È solo l’inizio: nel 1966 diventa assistente delle Acli, ma il suo impegno a favore della promozione delle donne, non solo lavoratrici extradomestiche, nasce ancora prima. Collabora con il CIF e organizza Gruppi di fabbrica per la dignità del lavoro, in particolare quello femminile, sottopagato, ma anche gruppi di spiritualità e tante gite in montagna. L’anno successivo viene nominato delegato per la pastorale del lavoro, un settore che mons. Gottardi considerava cruciale e un incarico che terrà per trent’anni (di tutto il travaglio del Movimento, e della specificità di Trento e Bolzano, racconterà in un testo EDB intitolato «La pastorale del lavoro», 1987).

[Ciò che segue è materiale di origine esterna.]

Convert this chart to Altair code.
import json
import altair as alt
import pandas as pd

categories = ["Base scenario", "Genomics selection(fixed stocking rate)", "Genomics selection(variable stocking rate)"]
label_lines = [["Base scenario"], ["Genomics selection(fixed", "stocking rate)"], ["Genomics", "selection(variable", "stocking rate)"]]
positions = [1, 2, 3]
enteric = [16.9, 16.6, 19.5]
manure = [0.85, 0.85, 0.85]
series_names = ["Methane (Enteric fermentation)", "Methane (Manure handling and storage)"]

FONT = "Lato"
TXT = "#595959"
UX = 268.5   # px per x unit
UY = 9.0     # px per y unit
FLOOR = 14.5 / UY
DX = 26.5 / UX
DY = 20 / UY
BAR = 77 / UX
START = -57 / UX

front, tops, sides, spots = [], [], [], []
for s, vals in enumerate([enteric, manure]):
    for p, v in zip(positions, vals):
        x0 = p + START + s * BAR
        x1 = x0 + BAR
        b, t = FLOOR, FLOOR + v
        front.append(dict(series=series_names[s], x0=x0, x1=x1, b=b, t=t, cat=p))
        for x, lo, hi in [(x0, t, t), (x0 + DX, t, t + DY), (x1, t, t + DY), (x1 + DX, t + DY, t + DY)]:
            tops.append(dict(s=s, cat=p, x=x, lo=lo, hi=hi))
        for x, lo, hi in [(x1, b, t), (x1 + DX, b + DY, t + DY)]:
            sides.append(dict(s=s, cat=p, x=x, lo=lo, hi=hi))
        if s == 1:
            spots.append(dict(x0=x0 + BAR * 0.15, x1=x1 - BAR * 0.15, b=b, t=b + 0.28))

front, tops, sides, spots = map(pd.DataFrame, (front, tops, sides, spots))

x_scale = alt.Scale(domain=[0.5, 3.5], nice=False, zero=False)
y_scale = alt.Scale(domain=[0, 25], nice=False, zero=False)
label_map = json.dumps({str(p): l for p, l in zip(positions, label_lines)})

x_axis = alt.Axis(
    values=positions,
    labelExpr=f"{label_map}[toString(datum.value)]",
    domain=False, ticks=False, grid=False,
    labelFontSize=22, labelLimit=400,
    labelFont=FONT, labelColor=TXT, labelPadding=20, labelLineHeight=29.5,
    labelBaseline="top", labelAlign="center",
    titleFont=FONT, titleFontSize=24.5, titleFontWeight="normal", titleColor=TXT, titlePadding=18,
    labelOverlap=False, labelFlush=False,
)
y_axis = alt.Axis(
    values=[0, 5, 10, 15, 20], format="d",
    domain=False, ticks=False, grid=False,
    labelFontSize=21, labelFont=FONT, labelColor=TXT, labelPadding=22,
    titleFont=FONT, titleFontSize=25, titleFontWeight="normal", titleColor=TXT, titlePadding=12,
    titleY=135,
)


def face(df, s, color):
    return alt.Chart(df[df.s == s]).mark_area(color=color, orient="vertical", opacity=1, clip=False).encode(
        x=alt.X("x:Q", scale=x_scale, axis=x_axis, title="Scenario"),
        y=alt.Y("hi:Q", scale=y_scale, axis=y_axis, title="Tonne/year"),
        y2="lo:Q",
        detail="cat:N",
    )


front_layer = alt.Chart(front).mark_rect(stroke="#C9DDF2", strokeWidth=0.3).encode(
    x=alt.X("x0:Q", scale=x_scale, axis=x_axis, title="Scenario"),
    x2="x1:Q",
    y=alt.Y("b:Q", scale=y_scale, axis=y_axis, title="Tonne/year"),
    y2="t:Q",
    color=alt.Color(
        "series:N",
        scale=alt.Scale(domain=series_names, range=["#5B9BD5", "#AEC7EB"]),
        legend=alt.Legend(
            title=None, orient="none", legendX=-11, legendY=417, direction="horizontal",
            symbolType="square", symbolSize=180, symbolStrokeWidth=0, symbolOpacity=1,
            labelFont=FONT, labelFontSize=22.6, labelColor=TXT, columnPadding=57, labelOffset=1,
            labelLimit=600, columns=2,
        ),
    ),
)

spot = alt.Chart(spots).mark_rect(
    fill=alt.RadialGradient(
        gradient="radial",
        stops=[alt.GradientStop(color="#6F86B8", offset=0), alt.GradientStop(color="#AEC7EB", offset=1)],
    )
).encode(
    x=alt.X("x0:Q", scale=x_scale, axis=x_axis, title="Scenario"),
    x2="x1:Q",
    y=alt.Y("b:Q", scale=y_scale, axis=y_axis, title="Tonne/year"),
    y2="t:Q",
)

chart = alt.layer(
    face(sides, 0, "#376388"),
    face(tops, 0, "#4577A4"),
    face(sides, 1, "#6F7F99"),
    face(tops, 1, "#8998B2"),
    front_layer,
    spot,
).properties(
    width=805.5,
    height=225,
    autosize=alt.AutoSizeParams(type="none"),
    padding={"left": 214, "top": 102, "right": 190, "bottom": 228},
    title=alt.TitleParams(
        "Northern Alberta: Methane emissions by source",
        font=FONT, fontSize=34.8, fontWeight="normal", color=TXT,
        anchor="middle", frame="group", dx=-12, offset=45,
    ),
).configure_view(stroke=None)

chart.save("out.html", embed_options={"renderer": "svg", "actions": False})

Nel frattempo segue l’Istituto superiore di Formazione Sociale, nato a Saval (Verona) per volontà della CEI e comincia a promuovere la musica e la coralità (non si contano i cori nati sotto la sua guida da quelli dei paesi fino ai Vigili Urbani di Trento e al «Bella Ciao»). Nel 1974, la Comunità dei preti operai nel quartiere di San Martino. Un cronista locale scrisse così: «Alla domenica lo ascolto: la sua predica sa di sudore, di fatica, di esperienza e giunge direttamente al cuore dei giovani». Di lì la passione per diffondere la Dottrina sociale della Chiesa, dalla Populorum  progressio in poi.

Nel 1989 diventa anche delegato per la Pastorale del Turismo, forte della sua esperienza di appassionato montanaro e dell’animazione delle Case per ferie delle Acli nelle valli di Fiemme e Fassa. «Da allora non cessai di fare “il parroco del turismo”, che vive accanto, che tira la carretta, che le inventa tutte, che sussidia e sprona, perché il fenomeno turistico possa crescere in qualità». Scrive Vademecum per turisti, illustra capitelli e chiesette alpine, anima incontri nelle vallate, reinventa le tradizioni, avvicina alla spiritualità della montagna …

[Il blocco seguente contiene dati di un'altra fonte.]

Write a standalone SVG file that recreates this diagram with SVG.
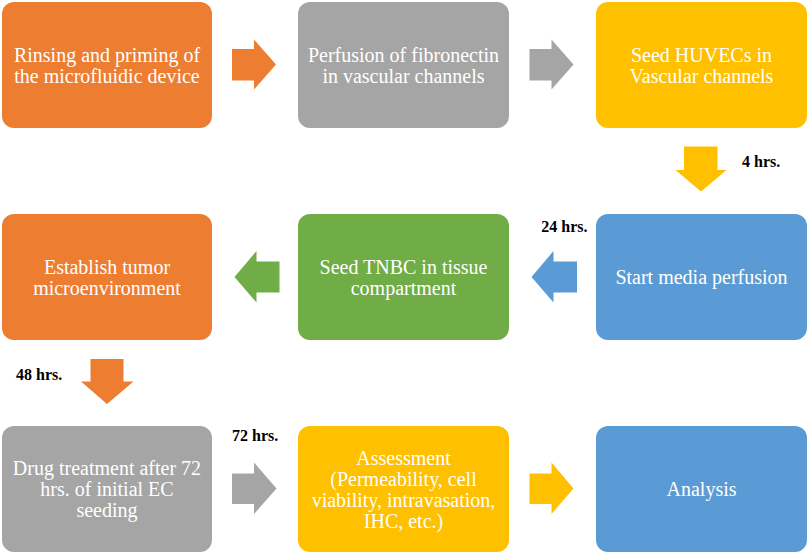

Nello stesso anno, a 39 anni dall’ordinazione, corona il sogno di diventare parroco, a Montevaccino, sobborgo della collina est di Trento, una benedizione per il piccolo centro, da lui animato con la sua riconosciuta vivacità.

Neppure un intervento in cardiologia nel 2005 è riuscito a fermarlo: continua il suo lavoro nell’Ufficio di Curia in via Barbacovi, fa da cappellano ancora una volta nella parrocchia di San Martino e… nel tempo libero continua a studiare e scrivere (come la ricerca sul contributo cattolico alla resistenza in Trentino, «Fuochi accesi», Vita Trentina 2013).

Nel numero speciale dei 90 anni del Settimanale, era uno dei «Pezzi da Novanta». Sorride e confessa «Vivo la vita al rallentatore (sic!) – e non è poco – “nell’attesa della Tua venuta”, come ripeto tutti i giorni alla messa, alzando il tono della voce».

Giuseppe Grosselli, Roberta Giampiccolo, Don Bepi, una vita trentina, Edizioni Vita Trentina (settimanale diocesano), Trento 2016, pp. 120, € 9,00.